無人のホームを散策しながら、駅の写真を撮影していると、山峡に列車の走行音が響いてきた。
時刻は5時半過ぎ。
「こんな時間に、始発列車なんてあったっけ?」と思っているうちに、津山方から気動車のヘッドライトが現れ、減速することなく通過していった。
どうやら、津山への通勤客を乗せる朝の始発列車が、回送されていったようだ。
この列車が折り返してきて、津山への朝の始発列車となる。
程なくして、夜が明けた。
旅をするには生憎の雨だが、霧に霞む山並みを背景に、しっとりと佇む木造駅舎の情景もまた、好ましい。
駅前から延びる一本道を進むと、県道に突き当たるが、その先には、大きな工場が建っている。周辺は、水田や畑になっており、民家も点在するが、その数は少ない。
時折、雨脚が強まることがあり、駅舎周辺でのんびり過ごす。
改めて、駅舎内を眺めると、郷愁に満ちた懐かしい心地に包まれる。
木製の改札ラッチや出札口、荷物受など表面は、ツルツルに磨かれていた。この駅を舞台にした幾多の人間ドラマに思いを馳せる。

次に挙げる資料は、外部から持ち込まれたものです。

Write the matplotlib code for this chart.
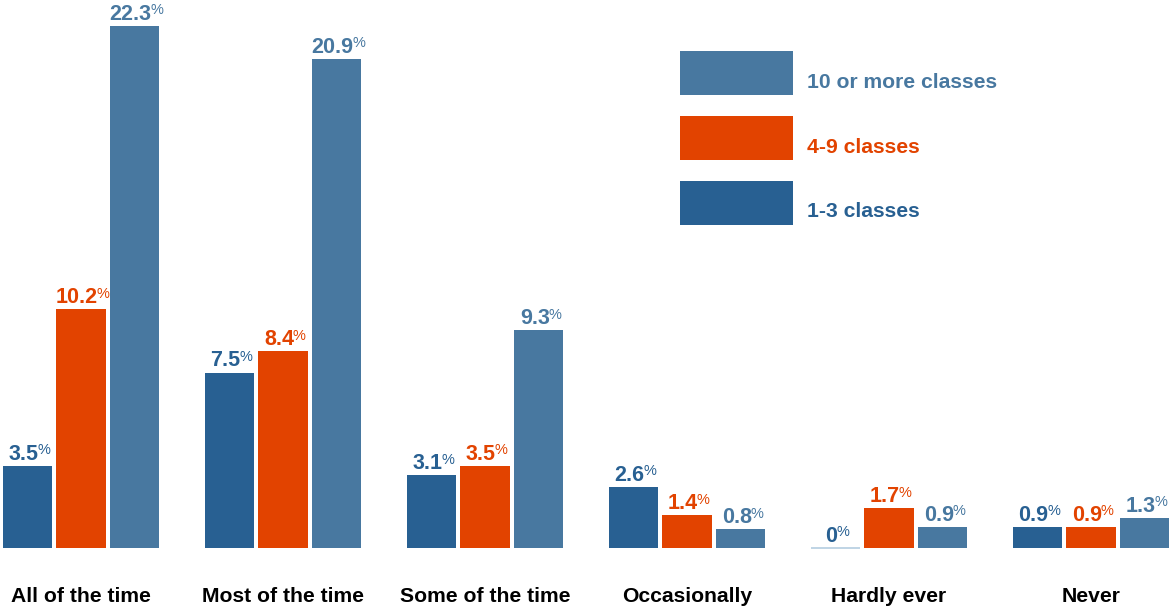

この駅の味わい深さは、作り物では決して醸し出すことが出来ないだろう。
7時前になると、女子高生が一人、やってきた。津山の高校に通うのであろう。
やがて、先程回送されていった列車が、朝の始発として折り返してきた。
鳥取方への始発列車は、この駅を通過するため、一旦、津山行きの始発列車に乗って、隣の美作加茂駅まで戻り、そこで、鳥取方への普通列車に乗り換えて、物見峠を越え、鳥取まで乗り通す予定である。
次に訪れる時も、この、旅情ある木造駅舎が残されていることを願いつつ、雨の知和駅を後にした。